Nazi, fascism, violent intolerance, suppression of speech, broaching of the topic that speech, saying something, can be considered an act of war, a 'violence' against another person or some sacred idea they hold,

These are all inventions of the Left. There are, today, neither Nazis, facists, intolerant persons or white supremacists in more than tiny quantities: the Left, however, is in desperate need of a vigorous bogeyman to prove its own importance. So it continually generates these things, in an effort to bolster its own appearance of relevance. But they are not apparent to any of us in the West , at least any who are not deeply indoctrinated by Leftism.

Neo-Marxism is the political problem. As Lindsay points out, it has recently converted itself to "race Marxism," replacing the old "class Marxism" of old. But to anybody with even a rudimentary understanding of Marxist thought, it has to be apparent that it thrives on conflict...and if it can't find enough of it, it must generate it itself. It must manufacture wars, tensions, propaganda, conflict, etc. because absent those things, nobody has a use for Marxism at all.
and now the outbreak of war in Europe that tantalizes major players to get deeply involved,
That's a distraction. It's the oldest magician's trick in the book: make something exciting happen with you left hand, so the audience looks away from something else your right hand is doing. Nothing is quite so exciting and distracting as a war. People can't even afford to look away. So it serves the purpose perfectly.

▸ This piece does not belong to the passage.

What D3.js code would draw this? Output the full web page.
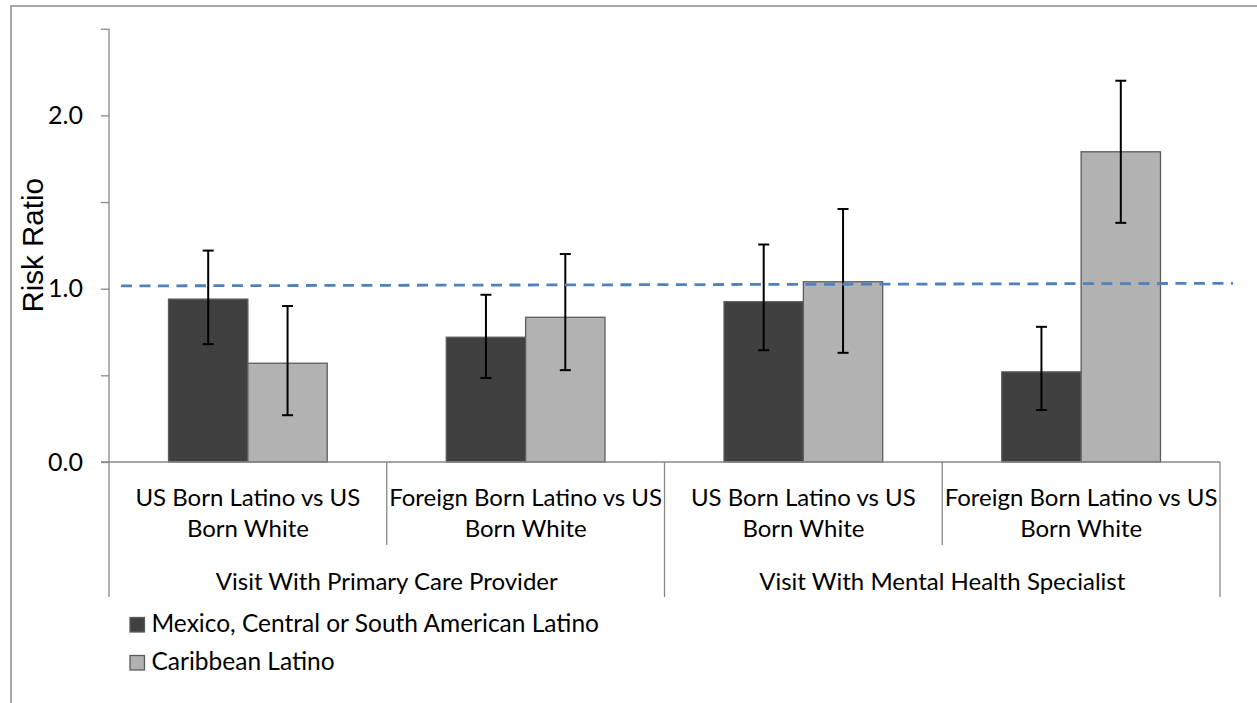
<!DOCTYPE html>
<html>
<head>
<meta charset="utf-8">
<script src="https://cdn.jsdelivr.net/npm/d3@7"></script>
<style>
  body { margin: 0; background: #ffffff; }
  svg { display: block; }
</style>
</head>
<body>
<svg id="chart" width="1257" height="703"></svg>
<script>
// ---- data ----
const comparisons = [
  ["US Born Latino vs US", "Born White"],
  ["Foreign Born Latino vs US", "Born White"],
  ["US Born Latino vs US", "Born White"],
  ["Foreign Born Latino vs US", "Born White"]
];
const visitTypes = ["Visit With Primary Care Provider", "Visit With Mental Health Specialist"];
const seriesNames = ["Mexico, Central or South American Latino", "Caribbean Latino"];

const mexCentSouth     = [0.94, 0.72, 0.925, 0.52];
const mexCentSouthLow  = [0.68, 0.485, 0.645, 0.30];
const mexCentSouthHigh = [1.22, 0.965, 1.255, 0.78];

const caribbean     = [0.57, 0.835, 1.04, 1.79];
const caribbeanLow  = [0.27, 0.53, 0.63, 1.38];
const caribbeanHigh = [0.90, 1.20, 1.46, 2.20];

const yTicks = [0, 0.5, 1, 1.5, 2, 2.5];
const yTickLabels = ["0.0", "", "1.0", "", "2.0", ""];

// reference line (risk ratio ~1), x in comparison units
const refLineX = [0.043, 4.047];
const refLineY = [1.016, 1.031];

// ---- layout ----
const W = 1257, H = 703;
const plot = { left: 109, right: 1220, top: 28.75, bottom: 462 };
const colors = ["#404040", "#b2b2b2"];
const labelFont = "Lato, 'Open Sans', sans-serif";

const svg = d3.select("#chart");

// chart frame
svg.append("rect")
  .attr("x", 11).attr("y", 6)
  .attr("width", W + 20).attr("height", H + 20)
  .attr("fill", "none").attr("stroke", "#8a8a8a").attr("stroke-width", 1.5);

const y = d3.scaleLinear().domain([0, 2.5]).range([plot.bottom, plot.top]);
const x0 = d3.scaleBand().domain(d3.range(comparisons.length))
  .range([plot.left, plot.right]).paddingInner(0).paddingOuter(0);
const x1 = d3.scaleBand().domain(d3.range(seriesNames.length))
  .range([0, x0.bandwidth()]).paddingInner(0).paddingOuter(0.75);
const xParent = d3.scaleBand().domain(d3.range(visitTypes.length))
  .range([plot.left, plot.right]);
const xLin = d3.scaleLinear().domain([0, comparisons.length]).range([plot.left, plot.right]);

// y axis
const yAxis = d3.axisLeft(y)
  .tickValues(yTicks)
  .tickFormat((d, i) => yTickLabels[i])
  .tickSize(8)
  .tickPadding(18);
const gy = svg.append("g")
  .attr("transform", `translate(${plot.left},0)`)
  .call(yAxis);
gy.select(".domain").attr("stroke", "#878787").attr("stroke-width", 1.3)
  .attr("d", `M0,${plot.top}V${plot.bottom}`);
gy.selectAll(".tick line").attr("stroke", "#878787").attr("stroke-width", 1.3);
gy.selectAll(".tick text")
  .attr("font-family", labelFont).attr("font-size", 25).attr("fill", "#000");

// y axis title
svg.append("text")
  .attr("transform", `translate(43,${(plot.top + plot.bottom) / 2}) rotate(-90)`)
  .attr("text-anchor", "middle")
  .attr("font-family", "'Liberation Sans', Arial, sans-serif")
  .attr("font-size", 29.5)
  .attr("fill", "#000")
  .text("Risk Ratio");

// bars
const series = [
  { name: seriesNames[0], vals: mexCentSouth, lo: mexCentSouthLow, hi: mexCentSouthHigh },
  { name: seriesNames[1], vals: caribbean, lo: caribbeanLow, hi: caribbeanHigh }
];

const groups = svg.append("g").selectAll("g")
  .data(d3.range(comparisons.length))
  .join("g")
  .attr("transform", i => `translate(${x0(i)},0)`);

groups.selectAll("rect")
  .data(i => series.map((s, k) => ({ k, v: s.vals[i] })))
  .join("rect")
  .attr("x", d => x1(d.k))
  .attr("y", d => y(d.v))
  .attr("width", x1.bandwidth())
  .attr("height", d => y(0) - y(d.v))
  .attr("fill", d => colors[d.k])
  .attr("stroke", "#5c5c5c")
  .attr("stroke-width", 1.3);

// x axis baseline and category dividers
const axisColor = "#878787";
svg.append("line")
  .attr("x1", plot.left - 8).attr("x2", plot.right)
  .attr("y1", y(0)).attr("y2", y(0))
  .attr("stroke", axisColor).attr("stroke-width", 1.3);

const dividers = svg.append("g").attr("stroke", axisColor).attr("stroke-width", 1.3);
// outer dividers between visit types (extend through both label rows)
d3.range(visitTypes.length + 1).forEach(j => {
  const xx = j < visitTypes.length ? xParent(j) : plot.right;
  dividers.append("line")
    .attr("x1", xx).attr("x2", xx)
    .attr("y1", y(0)).attr("y2", 597);
});
// inner dividers between comparisons
d3.range(1, comparisons.length).forEach(i => {
  if (i % 2 === 0) return;
  dividers.append("line")
    .attr("x1", x0(i)).attr("x2", x0(i))
    .attr("y1", y(0)).attr("y2", 545);
});

// comparison labels
const catLabels = svg.append("g")
  .attr("font-family", labelFont).attr("font-size", 24)
  .attr("fill", "#000").attr("text-anchor", "middle");
comparisons.forEach((lines, i) => {
  const t = catLabels.append("text")
    .attr("x", x0(i) + x0.bandwidth() / 2)
    .attr("y", 505.5);
  lines.forEach((ln, li) => {
    t.append("tspan")
      .attr("x", x0(i) + x0.bandwidth() / 2)
      .attr("dy", li === 0 ? 0 : 31)
      .text(ln);
  });
});
// visit type labels
visitTypes.forEach((v, j) => {
  catLabels.append("text")
    .attr("x", xParent(j) + xParent.bandwidth() / 2)
    .attr("y", 590)
    .text(v);
});

// error bars
const capHalf = 5.5;
const err = svg.append("g").attr("stroke", "#000").attr("stroke-width", 2);
series.forEach((s, k) => {
  s.vals.forEach((v, i) => {
    const cx = x0(i) + x1(k) + x1.bandwidth() / 2;
    err.append("line").attr("x1", cx).attr("x2", cx)
      .attr("y1", y(s.lo[i])).attr("y2", y(s.hi[i]));
    [s.lo[i], s.hi[i]].forEach(e => {
      err.append("line")
        .attr("x1", cx - capHalf).attr("x2", cx + capHalf)
        .attr("y1", y(e)).attr("y2", y(e));
    });
  });
});

// dashed reference line
svg.append("line")
  .attr("x1", xLin(refLineX[0])).attr("x2", xLin(refLineX[1]))
  .attr("y1", y(refLineY[0])).attr("y2", y(refLineY[1]))
  .attr("stroke", "#4f81bd")
  .attr("stroke-width", 2.8)
  .attr("stroke-dasharray", "11,7.5");

// legend
const legend = svg.append("g");
series.forEach((s, k) => {
  const ly = 617.5 + k * 38;
  legend.append("rect")
    .attr("x", 130).attr("y", ly)
    .attr("width", 14.5).attr("height", 14.5)
    .attr("fill", colors[k]).attr("stroke", "#5c5c5c").attr("stroke-width", 1.3);
  legend.append("text")
    .attr("x", 151.5).attr("y", ly + 14.2)
    .attr("font-family", labelFont).attr("font-size", 24.5)
    .attr("fill", "#000")
    .text(s.name);
});
</script>
</body>
</html>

Don't expect the Left to reduce its calls for war and its aggitations to perpetuate it. In this moment, it needs that distraction from domestic interference at home. It cannot possibly survive if people take an honest look at what it's presently up to domestically. And the Left knows it.
AJ to IC: You do not own the regeneration processes friend.
IC: Of course I don't. I never claimed I did. Christ does, though.
First, I am forced to 'make clarifying declarations'. [/quote]
I assume this latter section, being separated from the former by both by a black line and by its language, is not addressed to me, so I won't respond to it, in order not to irritate you. Still, it's odd that, in a message to me rather than a separate message to all, you see fit to slip into third person pronouns and talk about me (so to speak) behind my back and in front of my face at the same time.

It smacks less of a conversation, and more of a propaganda tactic. It seems I'm supposed to assume a vast "other audience" before which you and I are supposed to "perform." And I suppose the effect is intended to be that I'm supposed to be cowed somewhat thereby, and feel myself "talked about" rather than "talked to." Like Prufrock, I'm supposed to feel myself "pinned and wriggling," I suppose. :D

But if that's the attempt, it's not the effect. I'm not the least concerned, whether anybody is reading along or not. In fact, it would be fun if they are. Not only do I stand by the above claim, I'll underline it for you: what Christ says determines what "Christianity" is. And it has nothing to do with me.

So all I can say is that I invite you to talk as imperiously as you like about me, in the most detached and cynical tones you can muster, and summon a fictive audience as broad as the Atlantic: and see if I care one jot. :D The claim stands or falls on its own truth value. And I'm certain you know that, even if you don't want to admit it.